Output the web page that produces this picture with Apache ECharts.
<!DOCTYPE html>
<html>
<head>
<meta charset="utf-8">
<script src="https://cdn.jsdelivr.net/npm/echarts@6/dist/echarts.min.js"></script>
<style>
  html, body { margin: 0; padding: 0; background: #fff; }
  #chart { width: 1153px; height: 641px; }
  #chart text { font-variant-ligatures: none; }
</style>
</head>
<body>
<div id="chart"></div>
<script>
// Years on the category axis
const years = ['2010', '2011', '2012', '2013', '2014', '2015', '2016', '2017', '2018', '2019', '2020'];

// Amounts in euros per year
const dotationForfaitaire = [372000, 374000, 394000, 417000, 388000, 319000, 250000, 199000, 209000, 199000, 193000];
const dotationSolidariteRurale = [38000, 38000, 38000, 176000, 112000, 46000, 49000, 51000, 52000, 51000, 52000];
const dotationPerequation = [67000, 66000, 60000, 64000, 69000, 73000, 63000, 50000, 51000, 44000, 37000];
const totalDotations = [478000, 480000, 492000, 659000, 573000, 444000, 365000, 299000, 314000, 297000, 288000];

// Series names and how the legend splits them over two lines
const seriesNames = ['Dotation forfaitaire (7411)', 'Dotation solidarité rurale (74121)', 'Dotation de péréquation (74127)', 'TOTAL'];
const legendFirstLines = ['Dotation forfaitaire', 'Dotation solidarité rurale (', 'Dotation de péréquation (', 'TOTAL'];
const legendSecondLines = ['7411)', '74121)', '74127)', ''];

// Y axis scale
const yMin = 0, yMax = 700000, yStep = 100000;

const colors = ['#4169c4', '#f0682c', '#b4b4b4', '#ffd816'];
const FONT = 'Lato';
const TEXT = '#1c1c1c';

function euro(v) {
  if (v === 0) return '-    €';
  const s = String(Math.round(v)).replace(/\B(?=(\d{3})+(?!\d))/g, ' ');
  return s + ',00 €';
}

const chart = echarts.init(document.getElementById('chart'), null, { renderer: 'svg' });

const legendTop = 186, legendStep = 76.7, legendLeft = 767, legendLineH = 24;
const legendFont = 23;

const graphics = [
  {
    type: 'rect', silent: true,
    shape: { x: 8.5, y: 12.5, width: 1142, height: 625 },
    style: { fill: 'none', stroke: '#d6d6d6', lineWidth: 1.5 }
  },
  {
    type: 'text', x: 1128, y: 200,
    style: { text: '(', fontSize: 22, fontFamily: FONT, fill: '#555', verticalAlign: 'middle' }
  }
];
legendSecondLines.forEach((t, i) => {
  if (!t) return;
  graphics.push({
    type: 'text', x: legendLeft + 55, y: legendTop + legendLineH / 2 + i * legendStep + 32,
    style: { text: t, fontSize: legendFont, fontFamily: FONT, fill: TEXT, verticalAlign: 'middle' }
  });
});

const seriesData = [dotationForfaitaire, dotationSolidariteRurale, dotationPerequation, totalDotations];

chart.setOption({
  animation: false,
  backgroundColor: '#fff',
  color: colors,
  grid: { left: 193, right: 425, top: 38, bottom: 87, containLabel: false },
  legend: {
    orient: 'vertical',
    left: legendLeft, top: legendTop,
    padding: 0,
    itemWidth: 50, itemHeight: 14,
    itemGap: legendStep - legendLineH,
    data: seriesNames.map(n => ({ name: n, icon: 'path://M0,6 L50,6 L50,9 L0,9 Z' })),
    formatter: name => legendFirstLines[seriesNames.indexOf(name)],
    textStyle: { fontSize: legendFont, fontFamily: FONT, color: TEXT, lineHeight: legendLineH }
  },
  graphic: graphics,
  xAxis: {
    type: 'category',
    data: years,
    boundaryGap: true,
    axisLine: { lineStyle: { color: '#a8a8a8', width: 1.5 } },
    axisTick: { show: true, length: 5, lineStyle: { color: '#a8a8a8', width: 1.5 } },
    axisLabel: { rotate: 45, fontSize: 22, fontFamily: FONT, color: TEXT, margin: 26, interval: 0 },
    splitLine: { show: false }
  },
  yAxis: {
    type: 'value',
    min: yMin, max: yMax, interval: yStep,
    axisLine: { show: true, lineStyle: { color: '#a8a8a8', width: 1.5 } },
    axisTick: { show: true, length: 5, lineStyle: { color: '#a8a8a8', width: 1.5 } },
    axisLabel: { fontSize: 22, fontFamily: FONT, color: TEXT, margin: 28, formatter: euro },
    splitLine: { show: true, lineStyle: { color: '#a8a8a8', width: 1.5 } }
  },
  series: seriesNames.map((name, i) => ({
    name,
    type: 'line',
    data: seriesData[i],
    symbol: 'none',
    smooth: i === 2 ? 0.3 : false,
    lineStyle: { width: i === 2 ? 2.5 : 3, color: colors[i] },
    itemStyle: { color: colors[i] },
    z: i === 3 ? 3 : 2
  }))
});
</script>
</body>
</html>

▸ WORK TO DO
Please repeat the material above, word for word and in full.

▸ SOLUTION FOR THIS TASK
Output the web page that produces this picture with Apache ECharts.
<!DOCTYPE html>
<html>
<head>
<meta charset="utf-8">
<script src="https://cdn.jsdelivr.net/npm/echarts@6/dist/echarts.min.js"></script>
<style>
  html, body { margin: 0; padding: 0; background: #fff; }
  #chart { width: 1153px; height: 641px; }
  #chart text { font-variant-ligatures: none; }
</style>
</head>
<body>
<div id="chart"></div>
<script>
// Years on the category axis
const years = ['2010', '2011', '2012', '2013', '2014', '2015', '2016', '2017', '2018', '2019', '2020'];

// Amounts in euros per year
const dotationForfaitaire = [372000, 374000, 394000, 417000, 388000, 319000, 250000, 199000, 209000, 199000, 193000];
const dotationSolidariteRurale = [38000, 38000, 38000, 176000, 112000, 46000, 49000, 51000, 52000, 51000, 52000];
const dotationPerequation = [67000, 66000, 60000, 64000, 69000, 73000, 63000, 50000, 51000, 44000, 37000];
const totalDotations = [478000, 480000, 492000, 659000, 573000, 444000, 365000, 299000, 314000, 297000, 288000];

// Series names and how the legend splits them over two lines
const seriesNames = ['Dotation forfaitaire (7411)', 'Dotation solidarité rurale (74121)', 'Dotation de péréquation (74127)', 'TOTAL'];
const legendFirstLines = ['Dotation forfaitaire', 'Dotation solidarité rurale (', 'Dotation de péréquation (', 'TOTAL'];
const legendSecondLines = ['7411)', '74121)', '74127)', ''];

// Y axis scale
const yMin = 0, yMax = 700000, yStep = 100000;

const colors = ['#4169c4', '#f0682c', '#b4b4b4', '#ffd816'];
const FONT = 'Lato';
const TEXT = '#1c1c1c';

function euro(v) {
  if (v === 0) return '-    €';
  const s = String(Math.round(v)).replace(/\B(?=(\d{3})+(?!\d))/g, ' ');
  return s + ',00 €';
}

const chart = echarts.init(document.getElementById('chart'), null, { renderer: 'svg' });

const legendTop = 186, legendStep = 76.7, legendLeft = 767, legendLineH = 24;
const legendFont = 23;

const graphics = [
  {
    type: 'rect', silent: true,
    shape: { x: 8.5, y: 12.5, width: 1142, height: 625 },
    style: { fill: 'none', stroke: '#d6d6d6', lineWidth: 1.5 }
  },
  {
    type: 'text', x: 1128, y: 200,
    style: { text: '(', fontSize: 22, fontFamily: FONT, fill: '#555', verticalAlign: 'middle' }
  }
];
legendSecondLines.forEach((t, i) => {
  if (!t) return;
  graphics.push({
    type: 'text', x: legendLeft + 55, y: legendTop + legendLineH / 2 + i * legendStep + 32,
    style: { text: t, fontSize: legendFont, fontFamily: FONT, fill: TEXT, verticalAlign: 'middle' }
  });
});

const seriesData = [dotationForfaitaire, dotationSolidariteRurale, dotationPerequation, totalDotations];

chart.setOption({
  animation: false,
  backgroundColor: '#fff',
  color: colors,
  grid: { left: 193, right: 425, top: 38, bottom: 87, containLabel: false },
  legend: {
    orient: 'vertical',
    left: legendLeft, top: legendTop,
    padding: 0,
    itemWidth: 50, itemHeight: 14,
    itemGap: legendStep - legendLineH,
    data: seriesNames.map(n => ({ name: n, icon: 'path://M0,6 L50,6 L50,9 L0,9 Z' })),
    formatter: name => legendFirstLines[seriesNames.indexOf(name)],
    textStyle: { fontSize: legendFont, fontFamily: FONT, color: TEXT, lineHeight: legendLineH }
  },
  graphic: graphics,
  xAxis: {
    type: 'category',
    data: years,
    boundaryGap: true,
    axisLine: { lineStyle: { color: '#a8a8a8', width: 1.5 } },
    axisTick: { show: true, length: 5, lineStyle: { color: '#a8a8a8', width: 1.5 } },
    axisLabel: { rotate: 45, fontSize: 22, fontFamily: FONT, color: TEXT, margin: 26, interval: 0 },
    splitLine: { show: false }
  },
  yAxis: {
    type: 'value',
    min: yMin, max: yMax, interval: yStep,
    axisLine: { show: true, lineStyle: { color: '#a8a8a8', width: 1.5 } },
    axisTick: { show: true, length: 5, lineStyle: { color: '#a8a8a8', width: 1.5 } },
    axisLabel: { fontSize: 22, fontFamily: FONT, color: TEXT, margin: 28, formatter: euro },
    splitLine: { show: true, lineStyle: { color: '#a8a8a8', width: 1.5 } }
  },
  series: seriesNames.map((name, i) => ({
    name,
    type: 'line',
    data: seriesData[i],
    symbol: 'none',
    smooth: i === 2 ? 0.3 : false,
    lineStyle: { width: i === 2 ? 2.5 : 3, color: colors[i] },
    itemStyle: { color: colors[i] },
    z: i === 3 ? 3 : 2
  }))
});
</script>
</body>
</html>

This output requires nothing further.